Letter to Karl Kautsky, October 20, 1884


ENGELS TO KARL KAUTSKY

IN ZURICH

London, 20 October 1884

Dear Kautsky,

Have sent you by registered mail proofs and pp. 49-96 of the Poverty ms.[1] I did no more than skim through them, nor was I able to compare them with the ms. Please get this done at once. I am asking Dietz to send the remainder to you and only the proofs of the preface to me; I should have begun this today had I not again been robbed of my best working time by the afore-mentioned proof-correcting. But tomorrow I shall get down to it; my preface will, I think, come first, then Marx's article from the old Social-Demokrat as locum tenens for his preface.

I was on the point of asking you about Nonne, Mme Lafargue being anxious to know something about this neighbour whom they regarded with suspicion. Then came the 'Execution' in the Paris press.[2]

Everyone is astonished that the Prussians should have appointed and paid (?) such a clumsy brute.

Joynes of To-Day has just been to see me.

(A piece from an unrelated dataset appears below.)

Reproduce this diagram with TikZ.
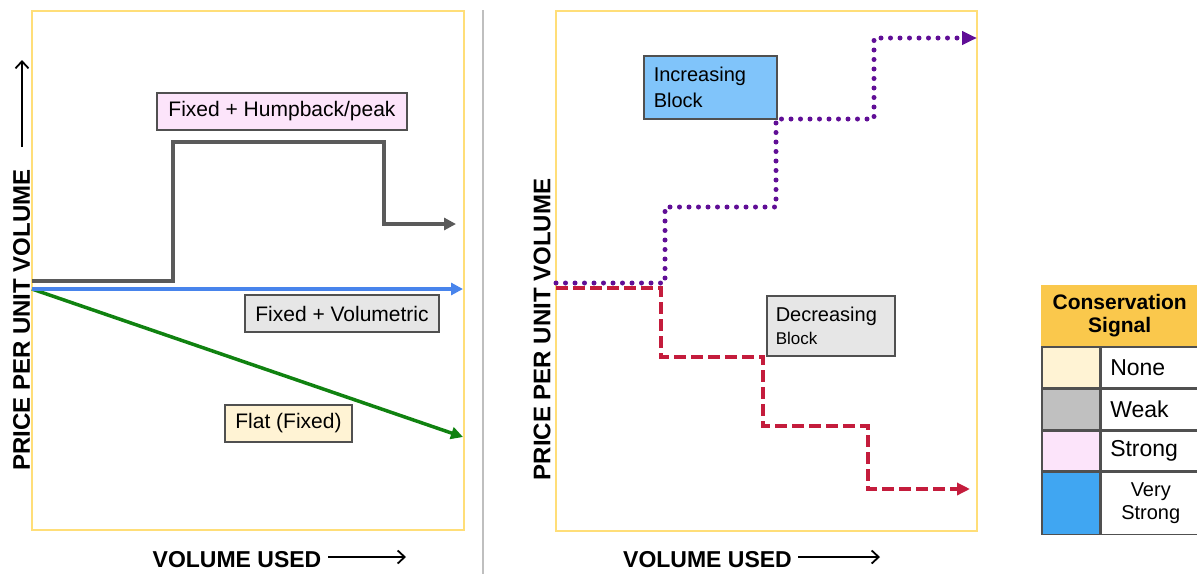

They have been wanting for some time to publish an English version of the Entwicklung,[3] the rights to translate which I had long since conceded to Aveling. They don't want him, however, he and Hyndman being[4] rivals, and tried to insist upon my accepting Shaw, who does not know German and proposes to translate from the French. This I took the liberty of declining and referred him to Aveling whom, in any case, I like better every day. These little literary intrigues make up the greater part of the internal history of the movement in this country. Nor is this their only trouble. A week ago last Tuesday[5] Mme Lafargue attended a meeting of the COUNCIL of the SOCIAL DEMOCRATIC FEDERATION during which they were bickering about some trifle or other to such good purpose that the air was buzzing with cries of DAMNED LIAR. Great fun, it seems. The only men in whom I have any confidence are Bax and Aveling, both thoroughly good chaps, intelligent and sincere, but in need of a great deal of help. I don't give much for the others, in so far as I have had the opportunity to judge them.

I have now also got Mr Mommsen just where I want him. In his Römische Forschungen he wrote a lot of nonsense about enuptio gentis[6] ; I went into the matter and have now extracted all the relevant passages.[7] If anyone of the Mommsen school should try to fault me in regard to Roman history (quite possible in regard to form, but not substance), I shall be able to oblige.

Hirsch has sent me the Frankfurter Zeitung with a feuilleton on Lippert's Geschichte der Familie.[8] The book is obviously barefaced plagiarism from Morgan and Bachofen, with a few trimmings from other easily discoverable sources.

Warmest regards to Ede.

Your

F. E.

Another thing I haven't yet seen is your feuilleton in the Frankfurter Zeitung.[9] Have you still got it? I will send it back.

  1. The reference is to the German edition of Marx's The Poverty of Philosophy, which appeared in Stuttgart in January 1885 (see Note 118). The book included, in place of Marx's preface, his article 'On Proudhon' (see present edition, Vol. 20) and two appendices: an excerpt from Marx's work A Contribution to the Critique of Political Economy on the theory of the English socialist John Gray (see present edition, Vol. 29, pp. 320-23), and a translation of the 'Speech on the Question of Free Trade' (Vol. 6). At one time Die Neue Zeit was printed in a distinctive orthography proposed by Bruno Geiser.
  2. In a note headed 'Exécution d'un agent provocateur' the Paris newspaper Le Cri du Peuple, No. 356, 18 October 1884 reported that Heinrich Nonne, a Hanoverian living in Paris, had been exposed as a provocateur and police spy and expelled from the Socialist Workers' Party of Germany (see also Note 166).
  3. F. Engels, Socialism: Utopian and Scientific. See this volume, p. 400.
  4. more or less
  5. 14 October
  6. exogamy
  7. See F. Engels, The Origin of the Family, Private Property and the State (present edition, Vol. 26, pp. 225-28).
  8. H. Kaltenboeck, 'Familie und Ehe', Frankfurter Zeitung und Handelsblatt, No. 278, 4 October 1884 (morning edition).
  9. K. Kautsky, 'Aus dem Nachlasse von Carl Marx', Frankfurter Zeitung und Handelsblatt, No. 263, 19 September 1884 (morning edition).